Read it if you like: mysteries with tons of characters, books that will almost certainly be adapted into something prestige, summer camps, the 70s, being attracted to that one tomboy for some reason.
Evenings & Weekends
by Oisín McKenna (2024)
Here’s another novel in the Rooneyesque tradition of allowing a of a bunch of young folks, some of them queer, to live out their lives, establish deep connections, and talk about it a lot at every turn - this is a compliment. In this one, much like how the joke went that the fifth character on Sex and the City was NYC, here London plays a character in all of its resplendent and maddening glory. In this novel, Ed, Maggie, and Phil, all of whom grew up in a town outside of London, have made their way to the city as young adults and are flailing in unique ways.
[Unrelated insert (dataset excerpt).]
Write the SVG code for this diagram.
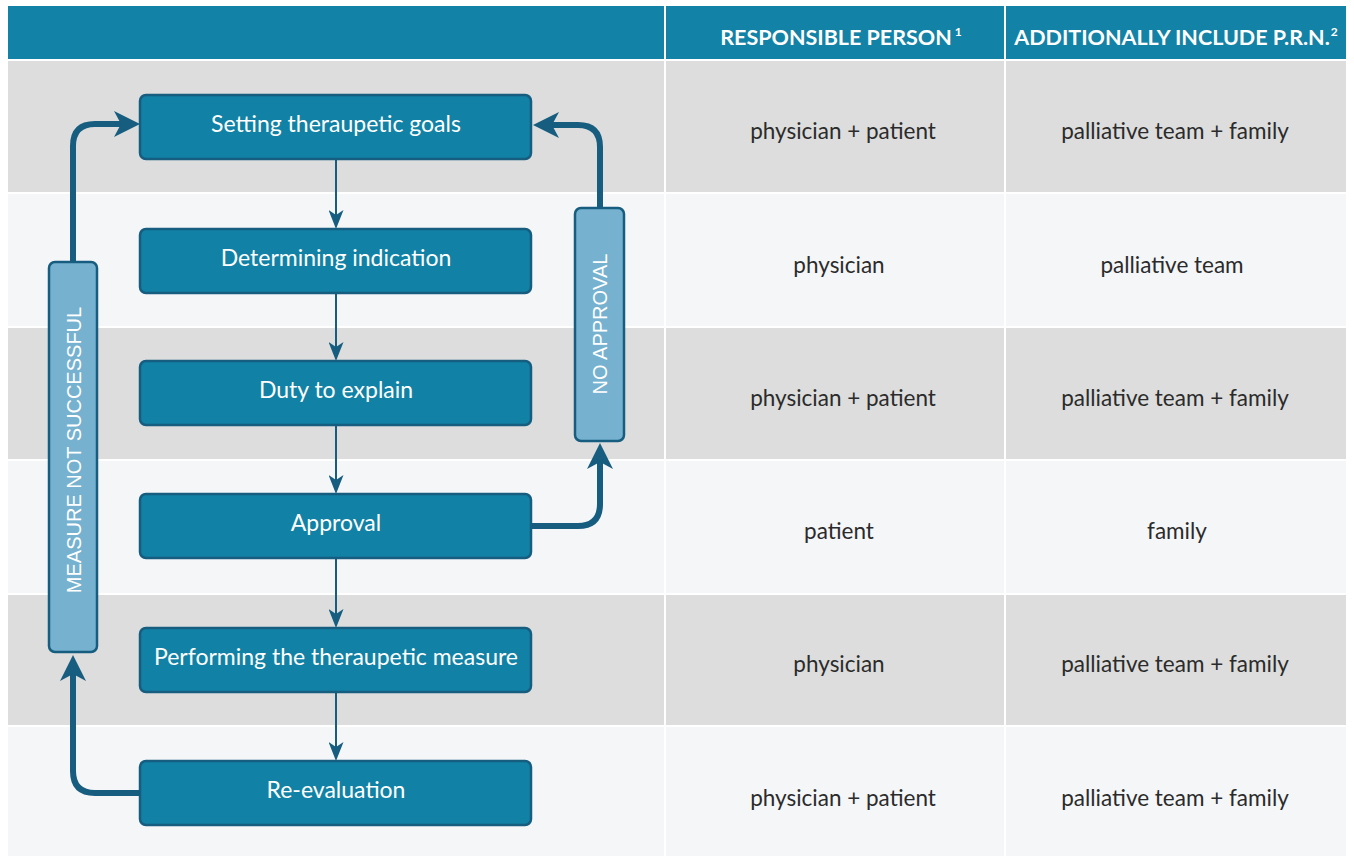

Over the course of one weekend, they and their supporting casts of (often more) interesting characters confront a bunch of secrets that will change them forever.
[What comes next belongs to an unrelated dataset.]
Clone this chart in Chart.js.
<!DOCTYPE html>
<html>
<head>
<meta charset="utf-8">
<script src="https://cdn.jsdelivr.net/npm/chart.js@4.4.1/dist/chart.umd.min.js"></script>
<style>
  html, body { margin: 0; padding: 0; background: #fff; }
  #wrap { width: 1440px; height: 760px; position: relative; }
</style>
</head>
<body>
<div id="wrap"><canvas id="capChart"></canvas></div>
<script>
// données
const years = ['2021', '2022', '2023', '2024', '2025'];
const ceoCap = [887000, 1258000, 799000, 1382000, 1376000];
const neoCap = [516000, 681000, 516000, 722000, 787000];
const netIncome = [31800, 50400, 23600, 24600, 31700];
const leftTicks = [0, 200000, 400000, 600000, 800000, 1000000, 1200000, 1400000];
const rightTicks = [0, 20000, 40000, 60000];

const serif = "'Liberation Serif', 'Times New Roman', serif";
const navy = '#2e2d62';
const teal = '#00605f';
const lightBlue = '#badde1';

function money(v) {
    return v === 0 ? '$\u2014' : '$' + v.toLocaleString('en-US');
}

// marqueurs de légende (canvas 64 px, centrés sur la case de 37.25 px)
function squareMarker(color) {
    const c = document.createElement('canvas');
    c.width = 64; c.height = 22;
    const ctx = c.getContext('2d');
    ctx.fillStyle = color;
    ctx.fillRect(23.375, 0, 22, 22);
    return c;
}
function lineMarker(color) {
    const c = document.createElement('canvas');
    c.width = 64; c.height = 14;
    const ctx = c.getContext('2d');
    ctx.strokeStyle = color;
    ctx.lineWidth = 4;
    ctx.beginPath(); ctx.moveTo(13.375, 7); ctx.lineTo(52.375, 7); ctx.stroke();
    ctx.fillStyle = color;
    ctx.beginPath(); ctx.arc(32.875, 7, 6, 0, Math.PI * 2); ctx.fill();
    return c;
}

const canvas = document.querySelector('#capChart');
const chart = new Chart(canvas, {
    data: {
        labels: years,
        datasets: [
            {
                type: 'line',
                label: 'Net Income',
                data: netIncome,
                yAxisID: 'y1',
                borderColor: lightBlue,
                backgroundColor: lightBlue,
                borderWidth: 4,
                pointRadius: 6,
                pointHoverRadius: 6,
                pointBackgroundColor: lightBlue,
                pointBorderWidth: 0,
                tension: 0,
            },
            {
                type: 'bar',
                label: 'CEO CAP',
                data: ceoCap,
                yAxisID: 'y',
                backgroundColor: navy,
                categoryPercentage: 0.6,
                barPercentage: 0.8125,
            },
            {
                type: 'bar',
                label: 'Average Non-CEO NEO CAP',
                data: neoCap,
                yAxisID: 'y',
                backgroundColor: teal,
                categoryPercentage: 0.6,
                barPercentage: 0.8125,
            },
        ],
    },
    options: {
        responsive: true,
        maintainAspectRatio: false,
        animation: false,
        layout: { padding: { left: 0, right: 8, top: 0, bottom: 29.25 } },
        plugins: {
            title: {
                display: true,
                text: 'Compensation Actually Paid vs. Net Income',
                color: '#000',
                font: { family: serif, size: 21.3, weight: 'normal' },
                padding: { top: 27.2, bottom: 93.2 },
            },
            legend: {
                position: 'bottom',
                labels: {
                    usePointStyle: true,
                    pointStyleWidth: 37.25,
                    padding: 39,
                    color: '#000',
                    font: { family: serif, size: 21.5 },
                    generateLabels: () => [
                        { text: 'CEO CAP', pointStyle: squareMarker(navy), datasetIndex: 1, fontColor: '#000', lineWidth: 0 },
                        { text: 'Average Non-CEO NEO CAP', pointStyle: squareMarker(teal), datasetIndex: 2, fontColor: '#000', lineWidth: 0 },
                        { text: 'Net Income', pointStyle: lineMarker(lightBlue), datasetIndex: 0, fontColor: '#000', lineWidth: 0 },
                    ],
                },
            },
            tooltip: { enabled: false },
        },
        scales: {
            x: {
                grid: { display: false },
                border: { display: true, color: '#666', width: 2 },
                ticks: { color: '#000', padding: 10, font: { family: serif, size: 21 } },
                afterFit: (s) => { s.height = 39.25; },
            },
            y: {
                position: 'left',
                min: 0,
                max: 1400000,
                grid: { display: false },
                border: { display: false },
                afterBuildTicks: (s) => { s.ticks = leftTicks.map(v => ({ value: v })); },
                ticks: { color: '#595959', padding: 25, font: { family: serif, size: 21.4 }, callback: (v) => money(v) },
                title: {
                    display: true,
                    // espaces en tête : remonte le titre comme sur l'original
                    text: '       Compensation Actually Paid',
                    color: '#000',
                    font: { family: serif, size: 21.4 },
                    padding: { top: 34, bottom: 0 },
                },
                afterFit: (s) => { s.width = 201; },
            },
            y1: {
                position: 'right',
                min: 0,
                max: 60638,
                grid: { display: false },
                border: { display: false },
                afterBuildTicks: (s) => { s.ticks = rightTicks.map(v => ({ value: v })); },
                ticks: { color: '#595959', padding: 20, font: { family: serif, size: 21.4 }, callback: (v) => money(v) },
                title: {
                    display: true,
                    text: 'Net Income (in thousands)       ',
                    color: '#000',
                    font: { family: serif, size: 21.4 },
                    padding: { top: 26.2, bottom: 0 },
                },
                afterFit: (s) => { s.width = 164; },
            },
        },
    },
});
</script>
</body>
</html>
Maggie is a frustrated artist turned waitress who is convincing herself she’s ready to move back to her hometown of Basildon to raise the child she just realized recently she’s about to have. Said child is the accidental result of sleeping with her boyfriend Ed for the first time in many months and acts as the connection to bring this distant couple back together again. For Ed, it’s time to grow up and get a job that’s not a bicycle messenger so he can support the child he’s about to have. A bonus of moving for him is that he also believes it’s time to leave behind his secret life of hooking up with men in bathrooms and his complicated history with Maggie’s best Phil. Phil moved to London to live out loud as his gay self after years of small town abuse, but his family at home are going through tough times and he’s not especially fond of chasing after his boyfriend just to have to share him with this boyfriend’s boyfriend. Young folks.
Maybe unsurprisingly, these folks are living for their…evenings and weekends at a time when connection to each other seems like the most important thing in their lives. They just have to learn to be honest about it. But in novels, as in life, honesty begets more honesty, and they’re all in store for more information than they might be able to handle. The world expands as more and more characters get point of view perspectives and what you see is how chosen family and blood relatives intersect to make life lovely and complicated no matter where you are. I dug this one, even if, or maybe especially because, it made me a bit wistful.
Read it if you like: vaguely Rooney books, gay characters who can’t get their life together, London as a city and concept, never being able to go home again, Crashing by Phoebe Waller Bridge.
LIGHTNING ROUND
Without a doubt, I’m confident each year that I could guess 5 of the selections on any of Barack Obama’s reading list. This time, his summer reading list.
I enjoyed a bunch of the essays in this book called Mean Boys.
IN addition to all the other word and geography games I play daily, I’ve really been enjoying playing this cute 5-question trivia game.
Until next time… happy reading!
Yet another ringing endorsement for Margo's Got Money Trouble. Adding it to my post-election TBR.
A) you have totally talked me into the Thorpe book but more importantly B) have you discussed these trivia games before?? Just immediately jumped into the 5Q one so thank you for that rec!